I personally do not think of "complete loss of backgas" as a reason to dive thirds. Its WAY down on the list. I would have to lose a post, misidentify it, and fail to isolate or shut it down in a timely manner. In reality, if your buddy loses it all at max pen and you only have 1/3 left, you die.

However, situations could cause you to have a delayed exit, and diving thirds means that you can take twice as long to get out as it took you to get in. Now, if you didn't add in a rock bottom calculation to the mix, you're still in trouble. When we do deeper cave dives with a lengthy ascent to the first gas switch, we always add in some buffer.

I will modify the gas plan so that my usable gas is up to or including 1/3 of starting volume, but not more.
 
I haven't ever heard of anyone dying because they carried too much gas. The alternative sucks though.
 
In reality, if your buddy loses it all at max pen and you only have 1/3 left, you die

What?

My understanding of the rule of thirds is that you turn at 1/3 not 2/3

1/3 in, 1/3 out, 1/3 for your buddy = 3/3

That's the whole idea right? That your buddy can lose it all at max pen and you both get out
 
if your buddy loses it all at max pen and you only have 1/3 left, you die.

...

I will modify the gas plan so that my usable gas is up to or including 1/3 of starting volume, but not more.

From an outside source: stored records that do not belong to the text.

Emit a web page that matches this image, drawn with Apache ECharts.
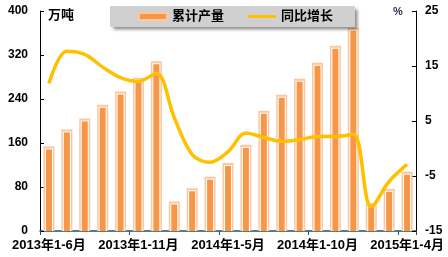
<!DOCTYPE html>
<html><head><meta charset="utf-8">
<script src="https://cdn.jsdelivr.net/npm/echarts@6/dist/echarts.min.js"></script>
<style>html,body{margin:0;padding:0;background:#fff}#c{width:448px;height:257px}</style>
</head><body><div id="c"></div>
<script>
var categories = ['2013年1-6月','2013年1-7月','2013年1-8月','2013年1-9月','2013年1-10月','2013年1-11月','2013年1-12月',
  '2014年1-2月','2014年1-3月','2014年1-4月','2014年1-5月','2014年1-6月','2014年1-7月','2014年1-8月','2014年1-9月','2014年1-10月','2014年1-11月','2014年1-12月',
  '2015年1-2月','2015年1-3月','2015年1-4月'];
var output = [151,182,202,227,251,276,306,51,75,96,121,154,216,245,274,303,334,367,48,74,105];
var growth = [11.8,17.7,17.1,14.8,12.9,12.2,13.7,5.6,-1.1,-2.5,-0.6,2.8,2.0,1.3,1.6,2.2,2.2,2.6,-10.6,-6.0,-2.9];
var leftTicks = {min:0,max:400,interval:80};
var rightTicks = {min:-15,max:25,interval:10};

var FONT = '"Liberation Sans","Noto Sans CJK SC",Arial,sans-serif';
var barData = output.map(function(v,i){ return [i, v]; });

function renderBar(params, api){
  var top = api.coord([api.value(0), api.value(1)]);
  var base = api.coord([api.value(0), 0]);
  var x = top[0], y = top[1], b = base[1];
  return {type:'group', children:[
    {type:'rect', shape:{x:x-5.5, y:y-1.5, width:11, height:b-y+1.5}, style:{fill:'#fbc79f'}},
    {type:'rect', shape:{x:x-4, y:y+0.5, width:8, height:b-y-0.5}, style:{fill:'#ffffff'}},
    {type:'rect', shape:{x:x-3, y:y+1.5, width:6, height:b-y-1.5}, style:{fill:'#f79646'}}
  ]};
}

var chart = echarts.init(document.getElementById('c'));
chart.setOption({
  animation:false,
  textStyle:{fontFamily:FONT},
  grid:{left:40,right:32,top:11,bottom:26},
  legend:{
    left:110, top:6,
    padding:[4,22,4,28],
    itemGap:24, itemWidth:28, itemHeight:7,
    backgroundColor:'#d0d0d0',
    shadowColor:'rgba(0,0,0,0.45)', shadowBlur:3, shadowOffsetX:3, shadowOffsetY:3,
    textStyle:{fontFamily:FONT,fontWeight:'bold',fontSize:13,color:'#000'},
    data:[
      {name:'累计产量', icon:'rect', itemStyle:{color:'#f79646',borderColor:'#fbc79f',borderWidth:2}},
      {name:'同比增长', icon:'path://M0 0H28V3H0Z', itemStyle:{color:'#ffc000',borderWidth:0}}
    ]
  },
  graphic:[
    {type:'text',left:48,top:9,style:{text:'万吨',font:'bold 13px '+FONT,fill:'#000'}},
    {type:'text',left:393,top:6,style:{text:'%',font:'bold 11px '+FONT,fill:'#1f2a44'}}
  ],
  xAxis:{type:'category',data:categories,
     axisLine:{lineStyle:{color:'#23505f',width:1.5}},
     axisTick:{show:true,length:4,lineStyle:{color:'#23505f'}},
     axisLabel:{interval:4,margin:8,fontSize:13,fontWeight:'bold',color:'#000',fontFamily:FONT}},
  yAxis:[
    {type:'value',min:leftTicks.min,max:leftTicks.max,interval:leftTicks.interval,
     splitLine:{show:false},
     axisLine:{show:true,lineStyle:{color:'#000'}},
     axisTick:{show:true,inside:true,length:4,lineStyle:{color:'#000'}},
     axisLabel:{margin:12,fontSize:12,fontWeight:'bold',color:'#000',fontFamily:FONT}},
    {type:'value',min:rightTicks.min,max:rightTicks.max,interval:rightTicks.interval,position:'right',
     splitLine:{show:false},
     axisLine:{show:true,lineStyle:{color:'#000'}},
     axisTick:{show:true,inside:true,length:4,lineStyle:{color:'#000'}},
     axisLabel:{margin:9,fontSize:12,fontWeight:'bold',color:'#000',fontFamily:FONT}}
  ],
  series:[
    {name:'累计产量',type:'custom',yAxisIndex:0,data:barData,renderItem:renderBar,
     encode:{x:0,y:1},itemStyle:{color:'#f79646'},z:2},
    {name:'同比增长',type:'line',yAxisIndex:1,data:growth,smooth:0.35,
     showSymbol:false,symbol:'none',
     lineStyle:{color:'#ffc000',width:3.5},itemStyle:{color:'#ffc000'},z:3}
  ]
});
</script></body></html>
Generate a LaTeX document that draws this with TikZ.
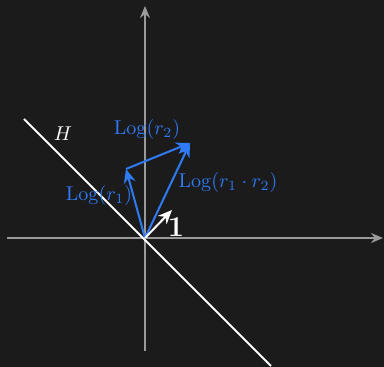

According to thirds, you should have 2/3 of your gas left at max penetration (really, at whatever point it will take longest to surface from whether that's maximum penetration or not).

Doesn't "thirds" really mean not 1/3 of total gas, but that total gas required = (what you need to get to max penetration) + (what you need to get back from max penetration, possibly assuming deco gas loss depending on your deco bottle gas management strategy) + (what your buddy would need to get back from max penetration, with the same lost-deco-gas assumption) + 500 psi.
 
Yea I meant 2/3, but regardless, now you only have 1/3 and your buddy has the other 1/3. Dead.
You aren't going to have a zen like sac rate right after you lose ALL your gas. Its just not realistic. \

Luckily, losing all your gas at max pen doesn't happen.